SCHREIBKULTUR

Wieso sollte jemand das Schreiben aufgeben um der Bilder willen? Wieso sollten tönende oder bewegte Bilder mehr wert sein als stumme und unbewegte? Wieso sollten gesungene oder getanzte Vorstellungen lebendiger sein als geschriebene? Was durch alle Sinne geht, das geht – wohin? Es geht dahin – und dorthin; es beeindruckt mich tief oder auch nicht, es verpufft. Ich kann mir einen Film zehnmal hintereinander ansehen, ich kann ihn Bild für Bild analysieren, er bleibt ein Film oder er verwandelt sich in eine Folge von Einzelbildern. Wenn ich ein Musikstück höre, habe ich mehr davon, als wenn ich die Partitur lese? Das ist keine Frage des Standpunkts, das ist eine Frage an den, der ich bin. Dieses ganze Mehr oder Weniger ist eine abgedroschene Sache. Die Schrift – wie das einzelne Bild – enthält ein Angebot, das von jeder Aufführung kassiert wird: es lässt Zeit. Es lässt, sollte ich ergänzend hinzufügen, alle Zeit. Es belässt mich in meiner Zeit. Was bedeutet das? Es bedeutet, es überlässt mich meinen Gedanken. Diese Gedanken mögen durch das Gelesene oder Gesehene induziert sein, aber es sind meine Gedanken, es sind Gedanken in der Ordnung meiner Gedanken. Sie sind es, weil und sofern man mir Zeit lässt. Im Lesen schließt sich die Wunde Wahrnehmung, die von jeder ›Aufführung‹ klaffend offen gehalten wird.

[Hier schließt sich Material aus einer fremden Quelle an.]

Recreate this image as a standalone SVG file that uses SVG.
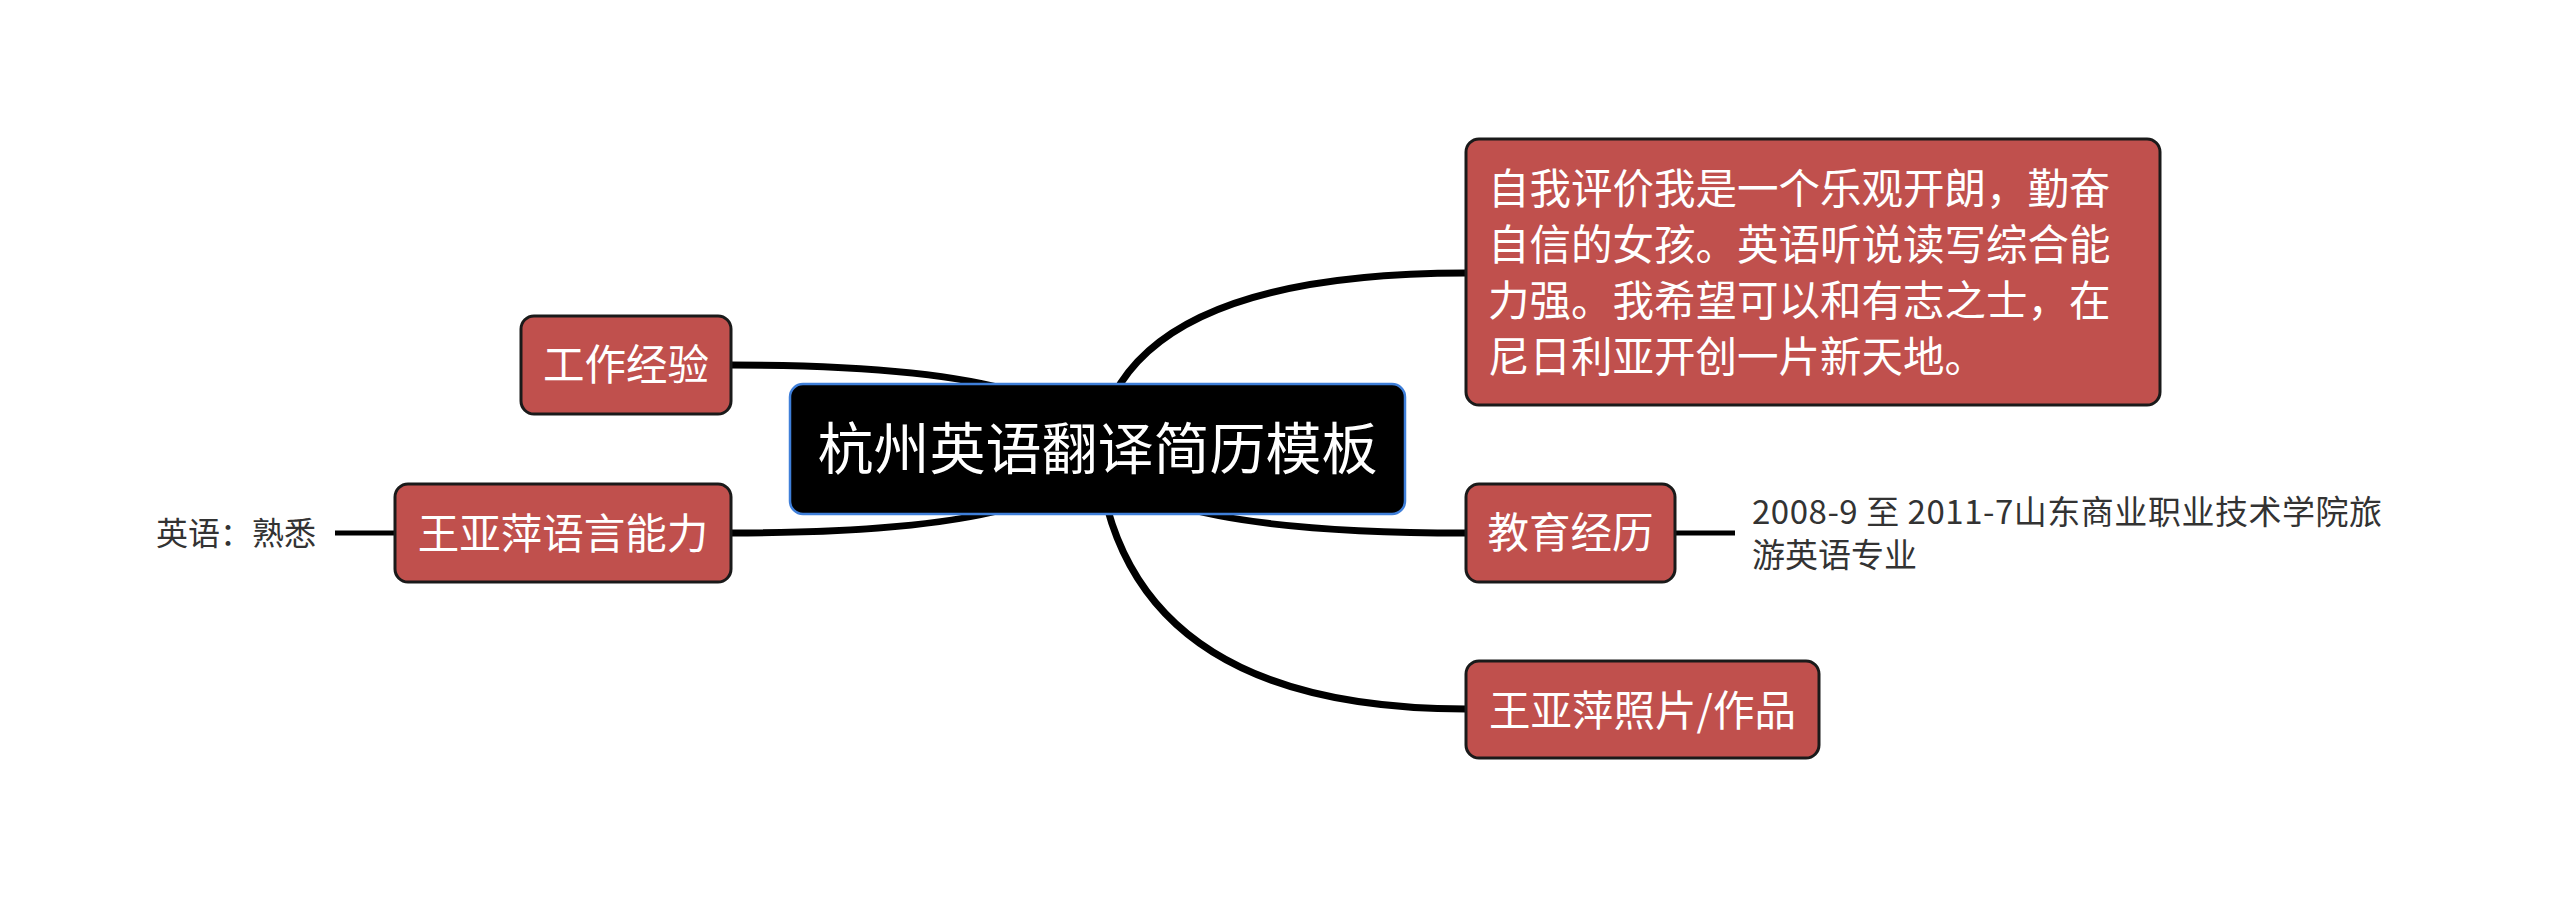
<svg xmlns="http://www.w3.org/2000/svg" width="2560" height="898" viewBox="0 0 2560 898">
  <style>
    .branch { fill: #C0504D; stroke: #1a1a1a; stroke-width: 3; }
    .central { fill: #000000; stroke: #3F7FD9; stroke-width: 2.5; }
    .conn { fill: none; stroke: #000000; stroke-width: 7; stroke-linecap: round; }
    .sub { fill: none; stroke: #000000; stroke-width: 5; }
    .t { font-family: "Noto Sans CJK SC", "Noto Sans", sans-serif; fill: #ffffff; }
    .bt { font-size: 41.5px; text-anchor: middle; }
    .d { font-family: "Noto Sans CJK SC", "Noto Sans", sans-serif; fill: #333333; }
  </style>
  <rect width="2560" height="898" fill="#ffffff"/>
  <g id="connectors">
    <path class="conn" d="M1097,449 Q1120,273 1466,273"/>
    <path class="conn" d="M1097,449 Q1120,533 1466,533"/>
    <path class="conn" d="M1097,449 Q1120,709 1466,709"/>
    <path class="conn" d="M1097,449 Q1074,365 731,365"/>
    <path class="conn" d="M1097,449 Q1074,533 731,533"/>
    <line class="sub" x1="1675" y1="533" x2="1735" y2="533"/>
    <line class="sub" x1="335" y1="533" x2="395" y2="533"/>
  </g>
  <g id="central">
    <rect class="central" x="790" y="384" width="615" height="130" rx="13"/>
    <text class="t" x="1097.5" y="469" font-size="56" text-anchor="middle">杭州英语翻译简历模板</text>
  </g>
  <g id="self-eval">
    <rect class="branch" x="1466" y="139" width="694" height="266" rx="13"/>
    <text class="t" font-size="41.5">
      <tspan x="1488" y="204">自我评价我是一个乐观开朗，勤奋</tspan>
      <tspan x="1488" y="260">自信的女孩。英语听说读写综合能</tspan>
      <tspan x="1488" y="316">力强。我希望可以和有志之士，在</tspan>
      <tspan x="1488" y="372">尼日利亚开创一片新天地。</tspan>
    </text>
  </g>
  <g id="work">
    <rect class="branch" x="521" y="316" width="210" height="98" rx="13"/>
    <text class="t bt" x="626" y="380">工作经验</text>
  </g>
  <g id="language">
    <rect class="branch" x="395" y="484" width="336" height="98" rx="13"/>
    <text class="t bt" x="563" y="549">王亚萍语言能力</text>
  </g>
  <g id="language-detail">
    <text class="d" x="156" y="545" font-size="32">英语：熟悉</text>
  </g>
  <g id="education">
    <rect class="branch" x="1466" y="484" width="209" height="98" rx="13"/>
    <text class="t bt" x="1570.5" y="548">教育经历</text>
  </g>
  <g id="education-detail">
    <text class="d" font-size="33">
      <tspan x="1752" y="524" textLength="630" lengthAdjust="spacing">2008-9 至 2011-7山东商业职业技术学院旅</tspan>
      <tspan x="1752" y="566.5">游英语专业</tspan>
    </text>
  </g>
  <g id="photos">
    <rect class="branch" x="1466" y="661" width="353" height="97" rx="13"/>
    <text class="t bt" x="1642.5" y="726">王亚萍照片/作品</text>
  </g>
</svg>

Die Schrift ist näher am Denken als jedes andere ›Medium‹. Wie, womit und worauf geschrieben wird, davon lässt sich leichter absehen als von diesem Umstand. Eine Medientheorie, die ernst genommen werden will, muss darauf Rücksicht nehmen. Medienumbrüche, in ihrer Zeit wahrgenommen, mögen aufregend sein. Der, für den sie das Aufregendste sind, denkt nicht anders als Militärs, die sich für neue Waffensysteme erwärmen. Im Grunde interessiert es nicht, auf wen sie gerichtet werden. So sieht es aus mit der Wirkung. Heißt das, ich ziehe mich auf den Standpunkt der Philosophie zurück? Warum so giftig? Hat sie denn überhaupt einen Standpunkt? Ist sie ein Standpunkt? Wenn ja, dann fällt er nicht in sie selbst. Was kann die Philosophie so dezentrieren, dass ihr Standpunkt einsehbar wird? Zweifellos alles, was seinen Ausgang vom Leben nimmt: Wissenschaft, Werbung, Sport, Politik, Luxus, Sozialkampf, Gefühle, Konkurrenz, Beziehung. Religion? Kunst? Können diese beiden Philosophie überhaupt wahrnehmen? Wenn ja, wie? Irgendwie verzerrt? Irgendwie richtiger? Fest steht: Denken ist kein Medium. Denken ist nicht die Vermittlung von Gedanken, Vorstellungen, etc. an ein Gegenüber, ein Außen, einen Dialogpartner oder ein Publikum. Denken ist die Vermittlung von Gedanken mit Gedanken, ein Übergehen von Gedanken in Gedanken, ein fortwährendes Zusammenführen und Getrennthalten von Gedachtem, ein durch alle Anfechtungen hindurchgleitendes Aufrechterhalten von Differenz, aber kein Festhalten: wer festhält, memoriert, schreibt auf, fixiert. Denken geschieht also in Sequenzen, es lässt nach, verschiebt sich, verliert sich, findet sich, entspringt, springt auf, an, über, es wechselt, kann man sagen, den Träger, aber es ist in keiner medialen Fixierung enthalten. Ein Medium, das auf das Denken keine – oder eine nur sehr geminderte – Rücksicht nimmt, ist kein geeigneter Träger von Gedanken.